Kill Your Darlings!

LarryItsBeautiful

If you write long enough you will experience (hopefully often) the joy of that perfect sentence. That moment when the doors of inspiration open up, thoughts come together and manifest in your consciousness. They flow out from your fingertips like cloud to ground lightening, and burn across your manuscript. Oh, magnificent wonderment! What is it, you ask yourself? Where did that come from? You have no idea but you do know it is beautiful!

When the elation wears off and reality returns, you may be slapped with a thought or two.

One, (here enters self-delusion) what you’ve just written is the most perfect, poetic, graceful, well-constructed sentence you’ve ever written. You are in love with your creation. You think, who wouldn’t be?

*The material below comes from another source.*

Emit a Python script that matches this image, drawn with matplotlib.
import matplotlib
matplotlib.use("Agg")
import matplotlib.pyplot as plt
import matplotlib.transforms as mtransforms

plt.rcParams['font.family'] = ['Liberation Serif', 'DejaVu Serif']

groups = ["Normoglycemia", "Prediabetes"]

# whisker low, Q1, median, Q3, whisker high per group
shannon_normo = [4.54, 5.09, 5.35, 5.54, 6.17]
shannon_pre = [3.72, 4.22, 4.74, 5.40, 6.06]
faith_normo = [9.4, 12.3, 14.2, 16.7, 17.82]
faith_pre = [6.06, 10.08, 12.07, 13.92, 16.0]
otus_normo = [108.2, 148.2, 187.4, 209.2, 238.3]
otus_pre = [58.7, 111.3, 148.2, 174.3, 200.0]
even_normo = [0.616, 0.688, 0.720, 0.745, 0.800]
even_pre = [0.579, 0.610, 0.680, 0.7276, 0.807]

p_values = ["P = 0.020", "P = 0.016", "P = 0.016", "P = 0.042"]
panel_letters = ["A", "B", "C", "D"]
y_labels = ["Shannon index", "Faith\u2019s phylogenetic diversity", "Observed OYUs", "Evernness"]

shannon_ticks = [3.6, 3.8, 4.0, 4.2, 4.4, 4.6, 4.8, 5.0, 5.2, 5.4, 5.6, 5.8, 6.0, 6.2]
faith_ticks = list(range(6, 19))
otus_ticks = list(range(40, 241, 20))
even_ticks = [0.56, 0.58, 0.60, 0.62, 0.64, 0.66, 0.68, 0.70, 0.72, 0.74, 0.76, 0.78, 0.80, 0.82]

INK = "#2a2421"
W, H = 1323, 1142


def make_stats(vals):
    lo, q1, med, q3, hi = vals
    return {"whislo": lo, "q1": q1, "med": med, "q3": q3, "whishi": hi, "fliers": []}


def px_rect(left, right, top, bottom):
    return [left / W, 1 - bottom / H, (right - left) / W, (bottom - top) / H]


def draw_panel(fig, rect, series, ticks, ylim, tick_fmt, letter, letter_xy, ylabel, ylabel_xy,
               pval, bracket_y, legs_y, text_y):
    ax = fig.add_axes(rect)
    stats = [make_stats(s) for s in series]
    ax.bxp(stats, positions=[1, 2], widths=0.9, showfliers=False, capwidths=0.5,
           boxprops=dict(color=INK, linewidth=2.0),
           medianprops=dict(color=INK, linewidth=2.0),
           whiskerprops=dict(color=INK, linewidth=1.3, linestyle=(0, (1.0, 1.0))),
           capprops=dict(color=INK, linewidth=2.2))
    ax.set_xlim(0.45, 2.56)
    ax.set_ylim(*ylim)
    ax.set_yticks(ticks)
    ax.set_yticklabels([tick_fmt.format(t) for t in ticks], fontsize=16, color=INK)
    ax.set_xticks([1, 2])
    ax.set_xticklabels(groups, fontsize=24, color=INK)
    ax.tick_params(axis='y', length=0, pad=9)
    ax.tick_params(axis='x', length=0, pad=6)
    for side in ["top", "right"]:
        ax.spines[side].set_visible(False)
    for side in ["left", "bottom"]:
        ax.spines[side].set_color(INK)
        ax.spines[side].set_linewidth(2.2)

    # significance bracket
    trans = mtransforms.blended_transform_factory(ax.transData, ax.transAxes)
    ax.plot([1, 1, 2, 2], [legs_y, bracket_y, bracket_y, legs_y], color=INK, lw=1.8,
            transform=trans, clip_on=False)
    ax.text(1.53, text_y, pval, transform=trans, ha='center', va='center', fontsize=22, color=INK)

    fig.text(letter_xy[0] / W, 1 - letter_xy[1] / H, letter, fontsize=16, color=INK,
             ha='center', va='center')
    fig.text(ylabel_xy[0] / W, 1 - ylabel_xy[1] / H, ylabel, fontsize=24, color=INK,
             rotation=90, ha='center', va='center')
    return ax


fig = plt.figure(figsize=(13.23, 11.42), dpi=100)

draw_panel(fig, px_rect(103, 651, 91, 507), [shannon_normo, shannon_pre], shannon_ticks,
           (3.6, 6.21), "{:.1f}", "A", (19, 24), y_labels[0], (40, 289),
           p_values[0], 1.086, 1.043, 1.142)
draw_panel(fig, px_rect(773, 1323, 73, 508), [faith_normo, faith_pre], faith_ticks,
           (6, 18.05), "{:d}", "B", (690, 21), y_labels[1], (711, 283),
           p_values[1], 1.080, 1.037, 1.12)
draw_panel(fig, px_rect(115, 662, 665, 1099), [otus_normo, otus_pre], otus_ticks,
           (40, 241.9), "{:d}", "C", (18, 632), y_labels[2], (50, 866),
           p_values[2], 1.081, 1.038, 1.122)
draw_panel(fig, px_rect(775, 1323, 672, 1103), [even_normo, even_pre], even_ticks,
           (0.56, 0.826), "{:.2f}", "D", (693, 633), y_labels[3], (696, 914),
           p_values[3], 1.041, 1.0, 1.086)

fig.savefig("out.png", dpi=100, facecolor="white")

Secondly, (here enters reality) and more to the point, it does not fit your work in progress (wip)—that beauty of a novel you’ve been pounding on for months. Doesn’t fit. Not anywhere. Not one word is actually applicable to the manuscript whereupon it landed; worse, it doesn’t fit any wip on your to-do list.

What to do with your beautiful creation, your darling sentence? As you ponder this dilemma, a whispered voice speaks to you with sobering advice:

“Kill your darlings, kill your darlings, even when it breaks your egocentric little scribbler’s heart, kill your darlings.” ― Stephen King, On Writing: A Memoir of the Craft

10 thoughts on “Kill Your Darlings!

  1. Oh, but that’s so hard to do! I copy them to another Word doc where I keep all my cuts. That way they aren’t really dead. It’s easier on the heart than the delete key. After a while, I forget about them and move on.

    • Sounds like you and I are of the same ilk concerning our cuts. I, too, have what I call The Bone Files where rather than killing them I hoard multiple pages of good ideas and scribbles I have yet to use. Maybe we are ‘idea hoarders’, D. Wallace Peach? Like you, I rarely revisit The Bone Files. Perhaps we should. Who knows when we may recover something golden we put away for safe keeping long ago. On the other hand, it would be less of a clutter to follow Mr. King’s advice. Just can’t make myself do it as much as I could. Thank you for posting!

  2. I never kill my darlings. They might be relegated to some distant place and kept in close confinement. One day they will have served their sentence and be released to wander about my pages again. 🙂

  3. Pingback: Best Fiction and Writing Blogs | M.C. Tuggle, Writer

  4. It takes me three-four rewrites to recognize the little darlings. They seem so witty that I imagine they’re vital to the story. How embarrassing to discover the truth.

  5. The Bone Files! Wonderful. I’ve a few of those darlings hanging around and then I get the hunch sometimes that even my darlings are not real darlings, then I get in a complete quandary, what do I do with the anti-darlings that I think are darlings? Ash files!.